Once upon a time in Mexico

Cert. 18
Director: Robert Rodriguez
Starring: Antonio Banderas, Johnny Depp.
Runtime: 105 minutes

Rewind back to 1995 and you may remember watching something like this before. After an extended siesta, Desperado star Antonio Banderas reprises his role as the guitar-playing, gun-toting hero with a price on his head. Inflation and all things considered, the stakes have gone up.

Riding high thanks to its US box office success, Once Upon a Time in Mexico ties up a vague trilogy of Latin American westerns by Rodriguez, which began with a modest $7,000 flick over a decade ago.

Not that history matters very much as far as the latest story line goes.

Banderas is gunman El Mariachi, a living legend hiding out in the obscurity of small town Mexico. Enter one ruthless Agent Sands (Depp) with a mission in need of recruits and its goodbye to the retirement home in the sun. Still tormented by the loss of his alluring wife (Hayek), Mariachi struggles back into the life of an action hero.

Politics is everything, with CIA operative Sands determined to manipulate the coup d’état being planned by an evil drug baron. Deals and double-crossings pile up as high as the body count, if you can keep track of numbers. The fast and furious gun battles involve even faster changes of camera angle, all mixed with a spattering of one on one shoot-outs.

Rodriguez‚s links with Quentin Tarantino stretch across his movie career, but any influence here is muted, except perhaps in the sudden trigger-pulling outbursts and torture. The man behind Spy Kids is keen to stamp out his own style. Like Tarantino, Rodriguez did much more than directing. According to the credits, he shot, chopped and scored this movie.

On screen, Banderas is even more of a one man band, spending as much time in daydreams as he does dodging bullets. His solitary flashbacks and solemn gazes to camera will no doubt appeal to fans, but they sap the energy from what is supposedly an action movie. A promising partnership with his two sidekicks goes unexplored, leaving them with little to work with.

Depp emerges as the film‚s selling point. Watching his increasingly corrupt character pull every string going compensates for the adrenaline deficit. The combination of mobile phone wielding tourist and Matrix-style warrior is intriguing, even for mainstream thrill seekers. His throwaway remarks are charismatic, and stop the movie taking itself too seriously. But even Depp stumbles. Attempts to stand out leave him looking woefully lost at times. At least they do in a setting defined only by repeated use of the word tequila.
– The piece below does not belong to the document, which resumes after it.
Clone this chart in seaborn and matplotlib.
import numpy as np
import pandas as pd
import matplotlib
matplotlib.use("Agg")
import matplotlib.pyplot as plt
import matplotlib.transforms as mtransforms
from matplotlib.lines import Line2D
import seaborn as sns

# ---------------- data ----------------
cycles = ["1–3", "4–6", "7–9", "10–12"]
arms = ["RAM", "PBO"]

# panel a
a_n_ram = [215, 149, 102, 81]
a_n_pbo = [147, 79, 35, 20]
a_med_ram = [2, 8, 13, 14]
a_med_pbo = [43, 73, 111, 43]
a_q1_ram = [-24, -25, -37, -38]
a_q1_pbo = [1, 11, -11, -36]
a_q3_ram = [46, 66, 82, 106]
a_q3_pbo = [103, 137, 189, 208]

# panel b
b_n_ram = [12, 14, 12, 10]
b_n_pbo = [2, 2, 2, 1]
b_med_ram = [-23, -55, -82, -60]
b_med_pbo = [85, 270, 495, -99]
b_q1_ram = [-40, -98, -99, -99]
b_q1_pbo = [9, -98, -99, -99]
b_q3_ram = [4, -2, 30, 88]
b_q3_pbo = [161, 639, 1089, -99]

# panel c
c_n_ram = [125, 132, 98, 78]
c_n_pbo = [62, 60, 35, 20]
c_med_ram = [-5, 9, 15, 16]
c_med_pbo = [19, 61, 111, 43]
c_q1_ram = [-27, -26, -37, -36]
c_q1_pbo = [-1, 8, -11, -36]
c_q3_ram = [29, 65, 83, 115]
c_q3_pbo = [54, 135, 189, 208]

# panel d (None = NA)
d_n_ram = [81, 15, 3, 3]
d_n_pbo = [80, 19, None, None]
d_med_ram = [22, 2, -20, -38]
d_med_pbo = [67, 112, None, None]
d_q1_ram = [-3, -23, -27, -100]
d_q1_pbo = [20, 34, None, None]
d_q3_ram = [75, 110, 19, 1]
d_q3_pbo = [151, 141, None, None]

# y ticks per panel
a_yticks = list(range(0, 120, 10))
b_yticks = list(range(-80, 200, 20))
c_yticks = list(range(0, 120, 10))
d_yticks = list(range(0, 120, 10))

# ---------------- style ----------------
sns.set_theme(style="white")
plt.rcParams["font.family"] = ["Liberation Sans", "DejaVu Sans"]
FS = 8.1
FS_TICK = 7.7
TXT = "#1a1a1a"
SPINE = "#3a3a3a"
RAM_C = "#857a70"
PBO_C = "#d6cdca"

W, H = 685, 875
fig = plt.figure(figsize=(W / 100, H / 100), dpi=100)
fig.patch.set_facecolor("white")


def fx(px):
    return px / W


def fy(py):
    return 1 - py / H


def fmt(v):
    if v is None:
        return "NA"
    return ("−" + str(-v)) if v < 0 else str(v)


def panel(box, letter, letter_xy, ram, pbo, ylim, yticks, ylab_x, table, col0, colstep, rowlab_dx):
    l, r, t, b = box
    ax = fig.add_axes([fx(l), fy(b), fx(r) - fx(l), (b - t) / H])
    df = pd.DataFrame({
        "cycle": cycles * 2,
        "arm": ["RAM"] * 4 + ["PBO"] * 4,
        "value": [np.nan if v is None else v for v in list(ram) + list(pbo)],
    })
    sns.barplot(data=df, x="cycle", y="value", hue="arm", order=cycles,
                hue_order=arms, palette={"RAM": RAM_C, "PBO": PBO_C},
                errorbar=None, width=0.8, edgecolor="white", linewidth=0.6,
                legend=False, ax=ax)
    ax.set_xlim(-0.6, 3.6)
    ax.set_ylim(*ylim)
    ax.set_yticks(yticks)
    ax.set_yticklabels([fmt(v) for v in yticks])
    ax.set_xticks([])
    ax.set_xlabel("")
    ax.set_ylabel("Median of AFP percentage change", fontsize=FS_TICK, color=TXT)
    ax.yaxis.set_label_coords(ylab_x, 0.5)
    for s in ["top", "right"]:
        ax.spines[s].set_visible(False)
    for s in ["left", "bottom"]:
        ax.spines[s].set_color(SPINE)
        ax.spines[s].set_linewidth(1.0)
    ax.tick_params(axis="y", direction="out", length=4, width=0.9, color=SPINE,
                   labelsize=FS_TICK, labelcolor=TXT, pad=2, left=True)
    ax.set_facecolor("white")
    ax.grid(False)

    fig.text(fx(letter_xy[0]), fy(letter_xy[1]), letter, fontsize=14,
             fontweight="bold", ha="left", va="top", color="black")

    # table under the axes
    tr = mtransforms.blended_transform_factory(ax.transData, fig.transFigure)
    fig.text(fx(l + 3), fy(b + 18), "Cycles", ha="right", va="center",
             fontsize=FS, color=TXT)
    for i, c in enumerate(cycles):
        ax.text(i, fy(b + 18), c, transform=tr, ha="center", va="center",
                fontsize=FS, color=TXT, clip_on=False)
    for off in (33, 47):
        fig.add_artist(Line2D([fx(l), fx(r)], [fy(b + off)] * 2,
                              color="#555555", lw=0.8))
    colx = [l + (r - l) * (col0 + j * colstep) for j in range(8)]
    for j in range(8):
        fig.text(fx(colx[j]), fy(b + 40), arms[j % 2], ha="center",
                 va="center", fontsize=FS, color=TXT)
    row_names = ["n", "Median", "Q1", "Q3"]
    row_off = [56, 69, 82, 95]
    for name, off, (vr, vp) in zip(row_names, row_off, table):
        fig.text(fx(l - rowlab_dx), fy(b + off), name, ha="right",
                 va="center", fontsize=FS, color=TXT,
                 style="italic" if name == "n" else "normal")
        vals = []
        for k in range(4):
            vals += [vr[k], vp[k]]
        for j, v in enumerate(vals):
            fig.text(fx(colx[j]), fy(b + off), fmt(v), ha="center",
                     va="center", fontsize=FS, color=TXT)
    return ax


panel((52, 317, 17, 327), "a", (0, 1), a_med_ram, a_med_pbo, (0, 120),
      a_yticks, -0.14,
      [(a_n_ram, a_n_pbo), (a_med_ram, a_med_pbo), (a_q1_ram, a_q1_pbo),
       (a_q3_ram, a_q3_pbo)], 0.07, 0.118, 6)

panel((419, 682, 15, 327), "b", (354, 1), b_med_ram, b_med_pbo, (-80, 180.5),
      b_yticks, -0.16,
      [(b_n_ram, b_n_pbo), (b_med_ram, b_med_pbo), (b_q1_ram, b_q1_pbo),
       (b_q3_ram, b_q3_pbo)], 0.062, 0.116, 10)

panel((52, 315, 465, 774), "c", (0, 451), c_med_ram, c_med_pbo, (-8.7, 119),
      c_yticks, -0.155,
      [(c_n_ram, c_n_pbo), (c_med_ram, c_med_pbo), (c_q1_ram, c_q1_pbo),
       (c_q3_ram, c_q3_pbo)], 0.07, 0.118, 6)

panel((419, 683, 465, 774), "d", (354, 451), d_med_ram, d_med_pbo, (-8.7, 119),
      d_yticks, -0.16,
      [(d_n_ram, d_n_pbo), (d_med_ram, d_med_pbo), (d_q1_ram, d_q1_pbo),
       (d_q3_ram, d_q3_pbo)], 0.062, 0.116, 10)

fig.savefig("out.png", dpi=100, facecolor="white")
Of course, none of this would be important if the characters were just there to shoot each other. But the film aspires to be more complex than the average gun-fest, and is weakened because it does not succeed. The decent action sequences are condensed, but there is nothing coherent to fill the void this opens. Although Depp‚s character develops, the others do not break from their standard trigger-pulling moulds. The attempt to grind out a deceptively simple plot appears cumbersome. The result is an average movie – but one way or another, you feel it could have been so much more. Save it for a wet Sunday afternoon.